Sum of roots of binary search trees of height ≤H with N nodes

Question

Consider all Binary Search Trees of height ≤H that can be created using the first N natural numbers. Find the sum of the roots of those Binary Search Trees.

For example, for N = 3, H = 3: There are 2 trees with 1 as root, 1 tree with 2 as root and 2 trees with 3 as root.

Hence, Sum = 2∗(1)+1∗(2)+2∗(3)=10

I am trying to solve this problem by writing a function f(n,h) which is related to f(n−1,h−1) and f(n−1,h) in some way, but unable to find the solution.

Note: All numbers [1,N] must be present in the tree and the height should be ≤H

Answer 1

Here is just a DP conversion of the above recursive algorithm.

int bottom_up_specific_height(int n,int h){
 int i,j,l;
 for(l=0;l<=h;l++){
   dp[0][l]=1;
   dp[1][l]=1;
 } 
 int s=0;
 for(i=2;i<=n;i++){
   for(j=1;j<=i;j++){
     for(l=h;l>=0;l--){
       if(l==h)
         dp[i][l]=0;
       else  
         dp[i][l]+=(dp[j-1][l+1]*dp[i-j][l+1]);
       if(l==0 && i==n) 
         s+=(j)*(dp[j-1][l+1]*dp[i-j][l+1]);
     }

   }

 }  
  return s;
}

Here complexity reduces to O(h*n^2). Is it possible to optimize it further!!

Answer 2

Ok let us start with basics.

The number of BST that can be created using first N natural numbers can be very easily calculated using the following algorithm.

natural_number compute_no_of_BST(N)
{
 if(N<=1)
  return 1;
 else
 {
  left=0,right=0,sum=0;
  for(root = 1 to N)
  {
   left = compute_no_of_BST(root-1);
   right =  compute_no_of_BST(N-root);
   sum = sum + (left*right);
  }
  return sum;
 }
}

Explanation:

The key to understand this algorithm is this:

No matter what the distinct keys are, the number of BST only depends on number of distinct keys

So, this is what we use in recursion.For the left subtree number of distinct values are root-1 and for the right subtree the number of distinct values are N-root.Also we give every key the chance of being the root using the for loop.

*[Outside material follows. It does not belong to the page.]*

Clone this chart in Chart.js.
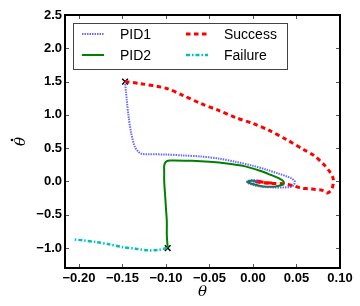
<!DOCTYPE html>
<html>
<head>
<meta charset="utf-8">
<script src="https://cdn.jsdelivr.net/npm/chart.js@4"></script>
<style>
  html, body { margin: 0; padding: 0; background: #fff; }
</style>
</head>
<body>
<canvas id="myChart" width="360" height="306"></canvas>
<script>
// trajectories in phase space: [theta, thetaDot]
const pid1 = [
  [-0.147, 1.50], [-0.146, 1.35], [-0.145, 1.22], [-0.143, 0.98], [-0.140, 0.73],
  [-0.136, 0.53], [-0.132, 0.45], [-0.128, 0.415], [-0.12, 0.408], [-0.10, 0.405],
  [-0.08, 0.39], [-0.06, 0.375], [-0.04, 0.345], [-0.02, 0.295], [0.0, 0.235],
  [0.016, 0.175], [0.03, 0.115], [0.039, 0.075], [0.045, 0.04], [0.048, 0.0],
  [0.047, -0.05], [0.044, -0.08], [0.035, -0.09], [0.025, -0.09], [0.015, -0.085],
  [0.005, -0.07], [-0.003, -0.04], [-0.007, -0.01], [-0.004, 0.015], [0.002, 0.02],
  [0.006, 0.0], [0.004, -0.01], [0.0, 0.0]
];
const pid2 = [
  [-0.098, -1.0], [-0.099, -0.8], [-0.099, -0.6], [-0.100, -0.4], [-0.101, -0.2],
  [-0.102, 0.0], [-0.102, 0.15], [-0.102, 0.24], [-0.100, 0.295], [-0.096, 0.313],
  [-0.09, 0.315], [-0.07, 0.31], [-0.05, 0.295], [-0.03, 0.27], [-0.01, 0.23],
  [0.008, 0.16], [0.02, 0.10], [0.03, 0.045], [0.035, 0.0], [0.035, -0.04],
  [0.03, -0.065], [0.023, -0.08], [0.012, -0.075], [0.003, -0.05], [-0.005, -0.02],
  [-0.006, 0.0], [-0.002, 0.01], [0.003, 0.005], [0.0, 0.0]
];
const success = [
  [-0.147, 1.5], [-0.13, 1.47], [-0.10, 1.40], [-0.08, 1.29], [-0.06, 1.17],
  [-0.04, 1.07], [-0.02, 0.96], [0.0, 0.87], [0.018, 0.77], [0.039, 0.625],
  [0.058, 0.48], [0.07, 0.39], [0.081, 0.26], [0.088, 0.15], [0.092, 0.05],
  [0.092, -0.05], [0.090, -0.13], [0.085, -0.175], [0.079, -0.13], [0.072, -0.12],
  [0.064, -0.11], [0.055, -0.10], [0.048, -0.07], [0.040, -0.045], [0.030, -0.03],
  [0.020, -0.03], [0.012, -0.02], [0.005, -0.01], [0.002, 0.01], [0.008, 0.0],
  [0.015, -0.02], [0.022, -0.025], [0.01, -0.01], [0.003, 0.0]
];
const failure = [
  [-0.099, -1.0], [-0.11, -1.03], [-0.12, -1.035], [-0.135, -1.01], [-0.15, -0.985],
  [-0.165, -0.945], [-0.18, -0.91], [-0.195, -0.885], [-0.207, -0.87]
];
const starts = [[-0.147, 1.5], [-0.098, -1.0]];

const xTicks = [-0.20, -0.15, -0.10, -0.05, 0.00, 0.05, 0.10];
const yTicks = [-1.0, -0.5, 0.0, 0.5, 1.0, 1.5, 2.0, 2.5];

const pts = arr => arr.map(p => ({ x: p[0], y: p[1] }));
const fmt = (v, d) => (v < 0 ? '\u2212' : '') + Math.abs(v).toFixed(d);
const tickFont = { family: 'Liberation Sans', size: 13, weight: 'bold' };

const lineSet = (label, arr, color, width, dash) => ({
  label: label,
  data: pts(arr),
  showLine: true,
  borderColor: color,
  backgroundColor: color,
  borderWidth: width,
  borderDash: dash,
  pointRadius: 0,
  tension: 0.3,
  fill: false
});

const data = {
  datasets: [
    lineSet('PID1', pid1, 'rgba(80, 80, 255, 0.85)', 2, [1.5, 1]),
    lineSet('PID2', pid2, '#008000', 2, []),
    lineSet('Success', success, '#ff0000', 3, [4.5, 3.5]),
    lineSet('Failure', failure, '#00bfbf', 2.5, [4, 2, 1.5, 2]),
    {
      label: 'start',
      data: pts(starts),
      showLine: false,
      pointStyle: 'crossRot',
      pointRadius: 4,
      borderColor: '#000',
      borderWidth: 1.5
    }
  ]
};

// frame, inward ticks, axis titles and two-column legend
const decor = {
  id: 'decor',
  afterDraw(chart) {
    const ctx = chart.ctx;
    const a = chart.chartArea;
    const xs = chart.scales.x, ys = chart.scales.y;
    ctx.save();
    ctx.strokeStyle = '#555';
    ctx.lineWidth = 1;
    ctx.beginPath();
    xTicks.forEach(v => {
      const px = Math.round(xs.getPixelForValue(v)) + 0.5;
      ctx.moveTo(px, a.bottom); ctx.lineTo(px, a.bottom - 4);
      ctx.moveTo(px, a.top); ctx.lineTo(px, a.top + 4);
    });
    yTicks.forEach(v => {
      const py = Math.round(ys.getPixelForValue(v)) + 0.5;
      ctx.moveTo(a.left, py); ctx.lineTo(a.left + 4, py);
      ctx.moveTo(a.right, py); ctx.lineTo(a.right - 4, py);
    });
    ctx.stroke();
    ctx.strokeStyle = '#000';
    ctx.lineWidth = 2;
    ctx.strokeRect(a.left, a.top, a.right - a.left, a.bottom - a.top);

    ctx.fillStyle = '#000';
    ctx.font = 'italic 15px "DejaVu Serif"';
    ctx.textAlign = 'center';
    ctx.textBaseline = 'middle';
    ctx.fillText('\u03b8', (a.left + a.right) / 2, 292);
    ctx.translate(20, (a.top + a.bottom) / 2);
    ctx.rotate(-Math.PI / 2);
    ctx.fillText('\u03b8', 0, 1);
    ctx.beginPath();
    ctx.arc(1.5, -8, 1.3, 0, Math.PI * 2);
    ctx.fill();
    ctx.setTransform(1, 0, 0, 1, 0, 0);

    // legend
    ctx.fillStyle = '#fff';
    ctx.fillRect(73, 23, 214, 46);
    ctx.strokeStyle = '#444';
    ctx.lineWidth = 1;
    ctx.strokeRect(73.5, 23.5, 214, 46);
    const slots = [[82, 34], [82, 55], [186, 34], [186, 55]];
    ctx.font = '14px "Liberation Sans"';
    ctx.textAlign = 'left';
    ctx.textBaseline = 'middle';
    data.datasets.slice(0, 4).forEach((ds, i) => {
      const [lx, ly] = slots[i];
      ctx.strokeStyle = ds.borderColor;
      ctx.lineWidth = ds.borderWidth;
      ctx.setLineDash(ds.borderDash);
      ctx.beginPath();
      ctx.moveTo(lx, ly); ctx.lineTo(lx + 22, ly);
      ctx.stroke();
      ctx.setLineDash([]);
      ctx.fillStyle = '#000';
      ctx.fillText(ds.label, lx + 38, ly + 1);
    });
    ctx.restore();
  }
};

const config = {
  type: 'scatter',
  data: data,
  options: {
    responsive: false,
    animation: false,
    devicePixelRatio: 1,
    layout: { padding: { top: 15, right: 20, left: 0, bottom: 0 } },
    plugins: {
      legend: { display: false },
      tooltip: { enabled: false }
    },
    scales: {
      x: {
        type: 'linear',
        min: -0.216,
        max: 0.1,
        grid: { display: false, drawTicks: false, tickLength: 0 },
        border: { display: false },
        afterBuildTicks: s => { s.ticks = xTicks.map(v => ({ value: v })); },
        afterFit: s => { s.height = 38; },
        ticks: {
          font: tickFont,
          color: '#000',
          padding: 3,
          maxRotation: 0,
          autoSkip: false,
          callback: v => fmt(v, 2)
        }
      },
      y: {
        min: -1.3,
        max: 2.5,
        grid: { display: false, drawTicks: false, tickLength: 0 },
        border: { display: false },
        afterBuildTicks: s => { s.ticks = yTicks.map(v => ({ value: v })); },
        afterFit: s => { s.width = 65; },
        ticks: {
          font: tickFont,
          color: '#000',
          padding: 3,
          autoSkip: false,
          callback: v => fmt(v, 1)
        }
      }
    }
  },
  plugins: [decor]
};

const myChart = new Chart(document.getElementById('myChart'), config);
</script>
</body>
</html>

Now, let us handle the constraint of height H.I am assuming the height to be the number of edges from root to leaf path. This can also be handled by focusing on the above algorithm and the trick is:

We will not call the recursive function calls for height > H and for this we must keep track of the number of edges traversed from root, which initially is 0.

So that kind of narrows it down to what are new function call will look like.

natural_number compute_no_of_BST(N,H,0);

And every time we make a recursive call, we increment the third variable to indicate an edge traversal.

We will also use an extra data structure, which is an array of length N where

arr[i] = number of BST with root i+1.

Here goes the algorithm for this

natural_number compute_no_of_BST(N,H,l)
{
 if(N<=1)
  return 1;
 else
 {
  left=0,right=0,sum=0;
  for(root = 1 to N)
  {
   if(l+1<=H)
   {
    left = compute_no_of_BST(root-1,H,l+1);
    right =  compute_no_of_BST(N-root,H,l+1);
    if(l==0)
     arr[root-1] = (left*right);
   sum = sum + (left*right);
   }
  }
  return sum;
 }
}

Now sum can be easily computed as

arr[0]*1 + arr[1]*2 + ..... arr[N-1]*N.